Other than the stock, the rest of the ingredients in this soup are pretty unremarkable. About the only thing we might not have on hand all the time for this is the Savoy cabbage. Everything else are pretty well staple items in our kitchen.

So if you’re in the mood to whip up a warming soup that’s simple, quick, and tasty, you might want to give this a try.

Tuscan Bean Soup
Serves 4 as a supper dish 

Vicki’s eye was caught by this recipe as she was looking for a hearty fall/winter soup. She had her doubts when she saw cabbage because we don’t think of cabbage as a vegetable that Italians usually eat, but beans are definitely a staple of the Tuscan diet. So she figured, what the heck, she’d give it a try. It is fantastic and tastes even better when reheated. Cannellini beans are like navy beans, the ones used to make baked beans. You should be able to find them canned in the supermarket. Buon appetito!

3 Tbs olive oil
1 cup coarsely chopped onion
1 cup sliced leeks (¼" thick slices), white portion only
1½ cups redskin potatoes, ½" dice
1 Tbs minced garlic
6 cups vegetable stock
1 14 oz. can cannelloni beans, drained
6 oz. Savoy cabbage, shredded
3 Tbs chopped flat-leaf (Italian) parsley
2 Tbs chopped fresh oregano
3/4 cup freshly-grated Parmesan cheese
salt and freshly-ground pepper to taste

1. Heat the olive oil in a soup pot, and gently cook the onion, leeks, potato and garlic for 4-5 minutes until they are just beginning to soften.

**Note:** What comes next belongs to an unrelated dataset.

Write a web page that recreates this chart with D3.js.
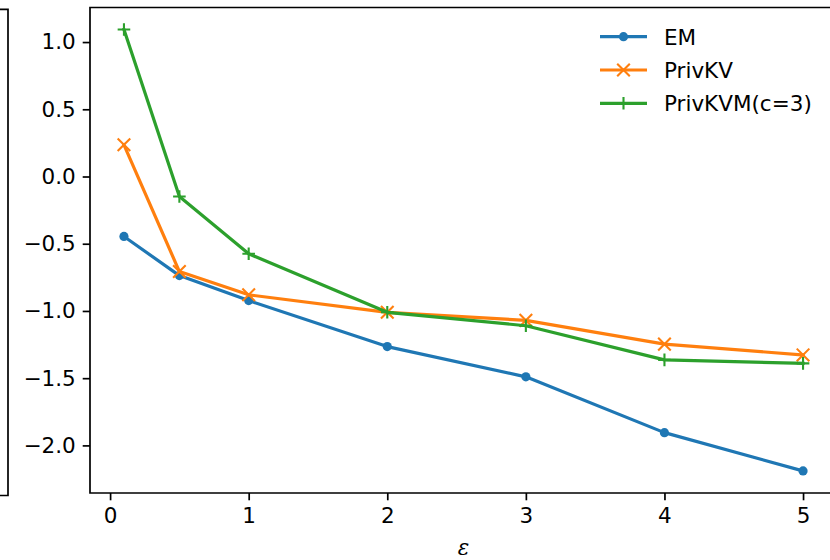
<!DOCTYPE html>
<html>
<head>
<meta charset="utf-8">
<script src="https://cdn.jsdelivr.net/npm/d3@7"></script>
<style>
  body { margin: 0; background: #fff; }
  text { font-family: "DejaVu Sans", sans-serif; }
</style>
</head>
<body>
<svg id="chart" width="830" height="560"></svg>
<script>
// data
const eps = [0.1, 0.5, 1, 2, 3, 4, 5];
const emVals = [-0.446, -0.737, -0.923, -1.265, -1.49, -1.905, -2.19];
const privkvVals = [0.236, -0.707, -0.88, -1.01, -1.07, -1.247, -1.327];
const privkvmVals = [1.093, -0.149, -0.575, -1.01, -1.11, -1.364, -1.39];
const xTicks = [0, 1, 2, 3, 4, 5];
const yTicks = [1.0, 0.5, 0.0, -0.5, -1.0, -1.5, -2.0];

const seriesList = [
    { name: "EM", values: emVals, color: "#1f77b4", marker: "dot" },
    { name: "PrivKV", values: privkvVals, color: "#ff7f0e", marker: "x" },
    { name: "PrivKVM(c=3)", values: privkvmVals, color: "#2ca02c", marker: "plus" }
];

const svg = d3.select("#chart");
const plotLeft = 90, plotRight = 837, plotTop = 7.5, plotBottom = 493;
const fontSize = 21.5;

const x = d3.scaleLinear().domain([-0.145, 5.245]).range([plotLeft, plotRight]);
const y = d3.scaleLinear().domain([-2.354, 1.257]).range([plotBottom, plotTop]);

// edge of the neighbouring panel on the left
svg.append("path")
    .attr("d", "M-2,9.3H8V495.5H-2")
    .attr("fill", "none")
    .attr("stroke", "#000")
    .attr("stroke-width", 1.7);

// axes
const fmtY = d => d3.format(".1f")(d).replace("-", "\u2212");
const yAxis = svg.append("g")
    .attr("transform", `translate(${plotLeft},0)`)
    .call(d3.axisLeft(y).tickValues(yTicks).tickFormat(fmtY).tickSize(7.3).tickPadding(7));
const xAxis = svg.append("g")
    .attr("transform", `translate(0,${plotBottom})`)
    .call(d3.axisBottom(x).tickValues(xTicks).tickFormat(d3.format("d")).tickSize(7.3).tickPadding(7));

[xAxis, yAxis].forEach(g => {
    g.select(".domain").remove();
    g.selectAll(".tick line").attr("stroke", "#000").attr("stroke-width", 1.7);
    g.selectAll(".tick text")
        .attr("fill", "#000")
        .style("font-size", fontSize + "px")
        .style("font-family", "DejaVu Sans");
});

// spines (left, top, bottom; right is outside the picture)
svg.append("path")
    .attr("d", `M${plotRight},${plotTop}H${plotLeft}V${plotBottom}H${plotRight}`)
    .attr("fill", "none")
    .attr("stroke", "#000")
    .attr("stroke-width", 1.7);

// x label
svg.append("text")
    .attr("x", (plotLeft + plotRight) / 2)
    .attr("y", 555)
    .attr("text-anchor", "middle")
    .style("font-size", fontSize + "px")
    .style("font-style", "italic")
    .style("font-family", "DejaVu Serif")
    .text("\u03b5");

function drawMarker(g, cx, cy, kind, color) {
    if (kind === "dot") {
        g.append("circle").attr("cx", cx).attr("cy", cy).attr("r", 4.6).attr("fill", color);
    } else if (kind === "x") {
        const s = 6.3;
        g.append("path")
            .attr("d", `M${cx - s},${cy - s}L${cx + s},${cy + s}M${cx - s},${cy + s}L${cx + s},${cy - s}`)
            .attr("stroke", color).attr("stroke-width", 2.1).attr("fill", "none");
    } else {
        const s = 6.3;
        g.append("path")
            .attr("d", `M${cx - s},${cy}L${cx + s},${cy}M${cx},${cy - s}L${cx},${cy + s}`)
            .attr("stroke", color).attr("stroke-width", 2.1).attr("fill", "none");
    }
}

const line = d3.line().x(d => x(d[0])).y(d => y(d[1]));
const plot = svg.append("g");

seriesList.forEach(s => {
    const pts = eps.map((e, i) => [e, s.values[i]]);
    plot.append("path")
        .datum(pts)
        .attr("d", line)
        .attr("fill", "none")
        .attr("stroke", s.color)
        .attr("stroke-width", 3.2)
        .attr("stroke-linejoin", "round")
        .attr("stroke-linecap", "square");
    pts.forEach(p => drawMarker(plot, x(p[0]), y(p[1]), s.marker, s.color));
});

// legend
const legend = svg.append("g");
seriesList.forEach((s, i) => {
    const ly = 36.7 + i * 33.3;
    legend.append("line")
        .attr("x1", 600).attr("x2", 647)
        .attr("y1", ly).attr("y2", ly)
        .attr("stroke", s.color).attr("stroke-width", 3.2);
    drawMarker(legend, 623.5, ly, s.marker, s.color);
    legend.append("text")
        .attr("x", 664)
        .attr("y", ly + 7.8)
        .style("font-size", fontSize + "px")
        .text(s.name);
});
</script>
</body>
</html>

2. Pour in the stock, cover and simmer for 15 minutes.

3. Stir in the cabbage, beans and half the herbs, season and simmer for a further 10 minutes.

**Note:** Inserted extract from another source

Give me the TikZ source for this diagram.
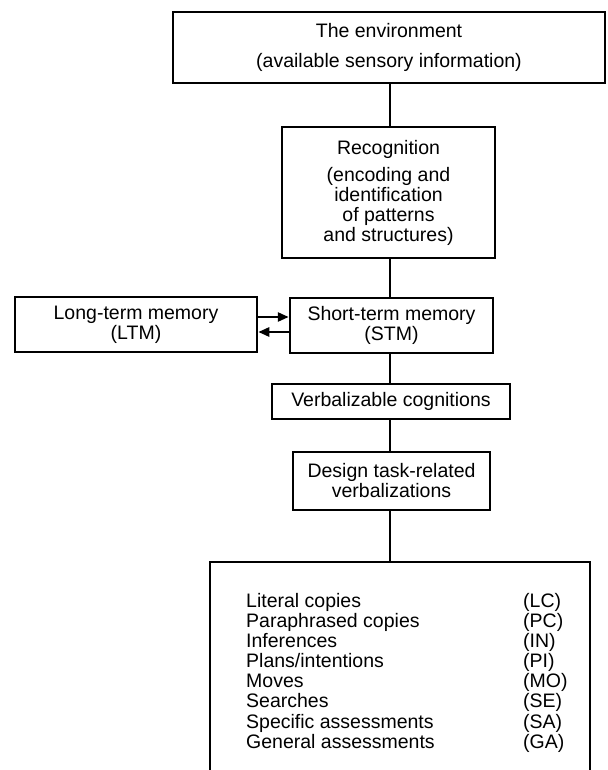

4. Spoon about one third of the soup into a food processor or blender and process until fairly smooth. Return the soup to the pot, adjust the seasoning, and heat through for 5 minutes.

5. Ladle the soup into heated bowls, sprinkle with remaining herbs and Parmesan cheese. Serve with a crusty baguette, or garlic toasts. To make garlic toasts, simply slice the baguette, drizzle some olive oil over each slice, rub them with a sliced clove of raw garlic, and toast in the broiler until golden.


Merlin said...

"Unthaw"? Rick, you need an editor for this blog!

Rick Blechta said...

You got me, Merlin! I grovel at my egregious mistake, but it's also a real word and in the Oxford dictionary. I will correct this and make a mental note never to do it again! Put it down to me being a Yank by birth. At least I don't say "nuculer".

Merlin said...

Unthaw must have been allowed by the same dictionary compilers who thought having flammable, inflammable and imflammable would make things less confusing.

Rick Blechta said...

Actually, it’s in the Oxford Dictionary no less! But yes, you are correct. There are a lot of dumb words out there, and growing up around people who use words like “unthaw” all the time, I didn’t notice that I had, as well. You busted me. I will wash my mouth out with an inflammable substance if I do it again.

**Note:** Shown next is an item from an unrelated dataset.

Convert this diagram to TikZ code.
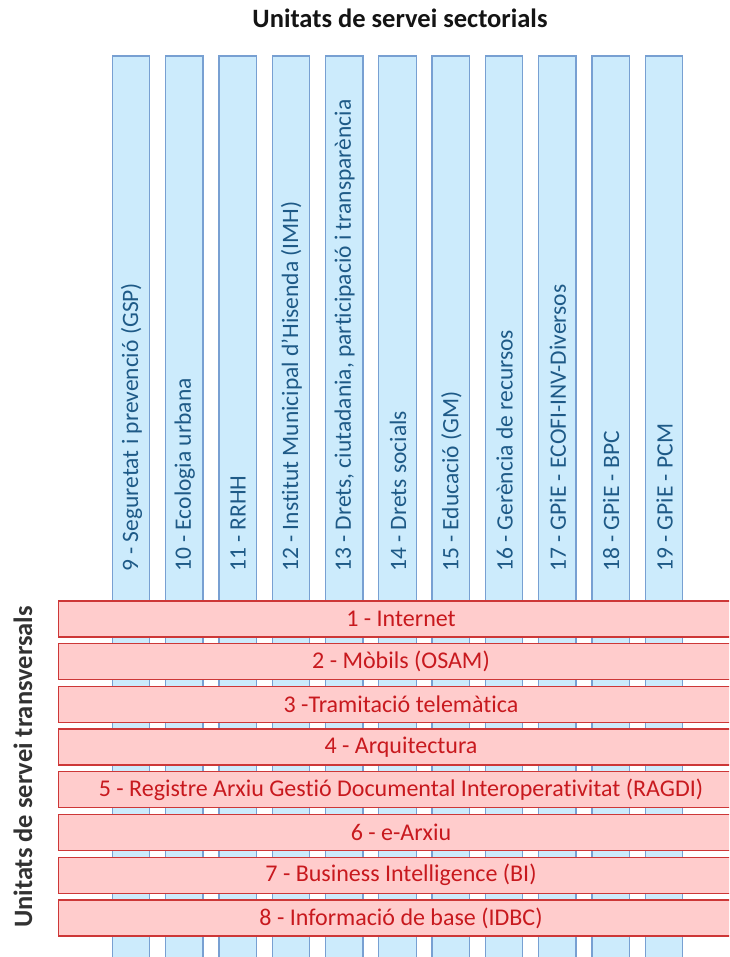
\documentclass[tikz,border=0pt]{standalone}
\usepackage{fontspec}
\setmainfont{Carlito}[Ligatures={NoCommon}]
\definecolor{colfill}{RGB}{204,235,252}
\definecolor{coldraw}{RGB}{120,160,210}
\definecolor{coltext}{RGB}{30,90,135}
\definecolor{barfill}{RGB}{255,204,204}
\definecolor{bardraw}{RGB}{205,55,55}
\definecolor{bartext}{RGB}{200,25,30}
\definecolor{titletext}{RGB}{20,20,20}
\definecolor{lefttext}{RGB}{50,50,50}
\tikzset{
  colbox/.style={draw=coldraw, fill=colfill, line width=1.3pt},
  collabel/.style={rotate=90, anchor=west, inner sep=0pt, text=coltext, font=\fontsize{23.5}{26}\selectfont},
  barbox/.style={draw=bardraw, fill=barfill, line width=1.3pt},
  barlabel/.style={anchor=center, inner sep=0pt, text=bartext, font=\fontsize{24}{27}\selectfont},
  titlelabel/.style={inner sep=0pt, text=titletext, font=\bfseries\fontsize{26.5}{30}\selectfont}
}
\begin{document}
\begin{tikzpicture}[x=1pt,y=-1pt]
\useasboundingbox (0,0) rectangle (729,957);
\clip (0,0) rectangle (729,957);
\node[titlelabel] (ttop) at (400,18) {Unitats de servei sectorials};
\node[titlelabel, rotate=90, text=lefttext] (tleft) at (23,767) {Unitats de servei transversals};
\foreach \i/\t in {0/{9 - Seguretat i prevenció (GSP)},
                   1/{10 - Ecologia urbana},
                   2/{11 - RRHH},
                   3/{12 - Institut Municipal d’Hisenda (IMH)},
                   4/{13 - Drets, ciutadania, participació i transparència},
                   5/{14 - Drets socials},
                   6/{15 - Educació (GM)},
                   7/{16 - Gerència de recursos},
                   8/{17 - GPiE - ECOFI-INV-Diversos},
                   9/{18 - GPiE - BPC},
                   10/{19 - GPiE - PCM}} {
  \pgfmathsetmacro{\xl}{112.3+53.3*\i}
  \pgfmathsetmacro{\xc}{\xl+19.2}
  \draw[colbox] (\xl,56) rectangle ++(37.4,920);
  \node[collabel] (c\i) at (\xc,572) {\t};
}
\foreach \j/\t in {0/{1 - Internet},
                   1/{2 - Mòbils (OSAM)},
                   2/{3 -Tramitació telemàtica},
                   3/{4 - Arquitectura},
                   4/{5 - Registre Arxiu Gestió Documental Interoperativitat (RAGDI)},
                   5/{6 - e-Arxiu},
                   6/{7 - Business Intelligence (BI)},
                   7/{8 - Informació de base (IDBC)}} {
  \pgfmathsetmacro{\yt}{601+42.7*\j}
  \pgfmathsetmacro{\yc}{\yt+18}
  \draw[barbox] (58.7,\yt) rectangle ++(686,36);
  \node[barlabel] (b\j) at (401,\yc) {\t};
}
\end{tikzpicture}
\end{document}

If you want something along the same lines check out “overwhelmed”, “underwhelmed“ and “whelmed”.

HelenL said...

Silly boys! What, no basil? no bay leaf?

Rick Blechta said...

Nope. The soup doesn't need either. Basil would quickly whelm (notice that usage, Merlin) milder-tasting things like cannelloni beans and Savoy cabbage, and I think bay wouldn’t add all that much to the flavor.

One thing I should have stressed in the post is that this soup is ‘simple food’, basic fare, and that’s part of its strength.

Another is to point out to readers that in Italy, the Tuscans are referred to (disparagingly) as ”bean eaters”. This recipe is a good example of that, and I say, “Good for them!” if this is any indication of their regional cuisine.